**Material to process**
----

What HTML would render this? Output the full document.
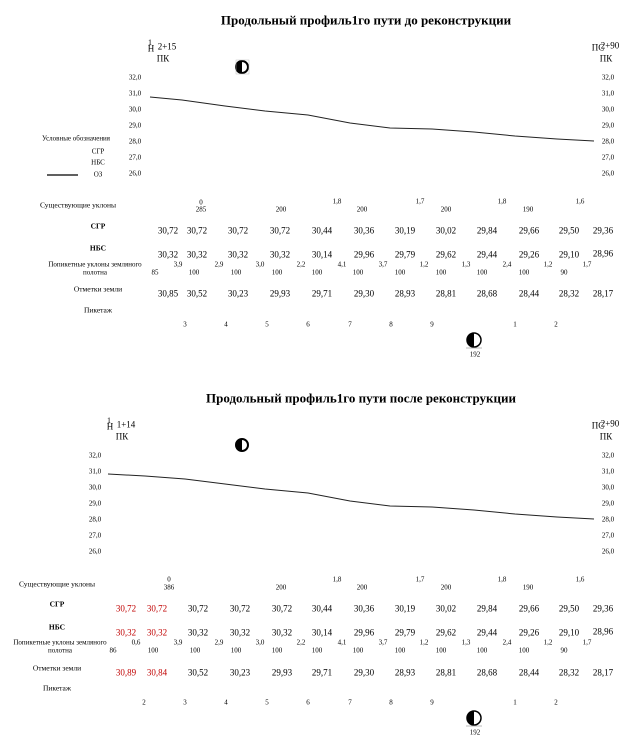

----

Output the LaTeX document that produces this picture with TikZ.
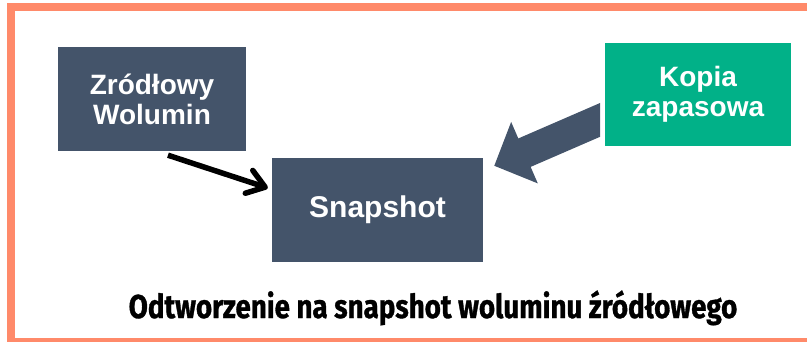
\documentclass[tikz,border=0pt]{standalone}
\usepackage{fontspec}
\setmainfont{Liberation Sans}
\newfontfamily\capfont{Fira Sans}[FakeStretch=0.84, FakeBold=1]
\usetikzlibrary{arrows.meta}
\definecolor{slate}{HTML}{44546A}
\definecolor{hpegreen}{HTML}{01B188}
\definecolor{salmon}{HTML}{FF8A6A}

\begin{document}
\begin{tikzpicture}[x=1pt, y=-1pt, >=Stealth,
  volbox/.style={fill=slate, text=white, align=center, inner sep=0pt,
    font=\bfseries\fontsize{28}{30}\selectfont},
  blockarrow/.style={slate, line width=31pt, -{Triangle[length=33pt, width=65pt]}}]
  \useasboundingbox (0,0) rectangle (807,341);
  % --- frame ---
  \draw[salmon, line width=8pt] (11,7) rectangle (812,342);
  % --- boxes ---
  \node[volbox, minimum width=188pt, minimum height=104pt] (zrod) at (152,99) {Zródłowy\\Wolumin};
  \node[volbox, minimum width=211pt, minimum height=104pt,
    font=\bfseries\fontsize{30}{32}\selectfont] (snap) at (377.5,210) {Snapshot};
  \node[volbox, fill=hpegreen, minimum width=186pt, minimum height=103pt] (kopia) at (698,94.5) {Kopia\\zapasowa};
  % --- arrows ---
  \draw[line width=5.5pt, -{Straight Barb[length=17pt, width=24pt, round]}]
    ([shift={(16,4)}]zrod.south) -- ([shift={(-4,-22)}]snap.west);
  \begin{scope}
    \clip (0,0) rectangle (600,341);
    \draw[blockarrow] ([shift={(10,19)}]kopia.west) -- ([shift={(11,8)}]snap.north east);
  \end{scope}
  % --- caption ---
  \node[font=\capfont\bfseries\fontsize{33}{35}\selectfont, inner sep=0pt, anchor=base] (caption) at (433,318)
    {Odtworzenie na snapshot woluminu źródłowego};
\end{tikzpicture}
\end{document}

----

**Exercise**
Show the lines of the data that hold the word "Output".

**Exercise result**
What HTML would render this? Output the full document.
Output the LaTeX document that produces this picture with TikZ.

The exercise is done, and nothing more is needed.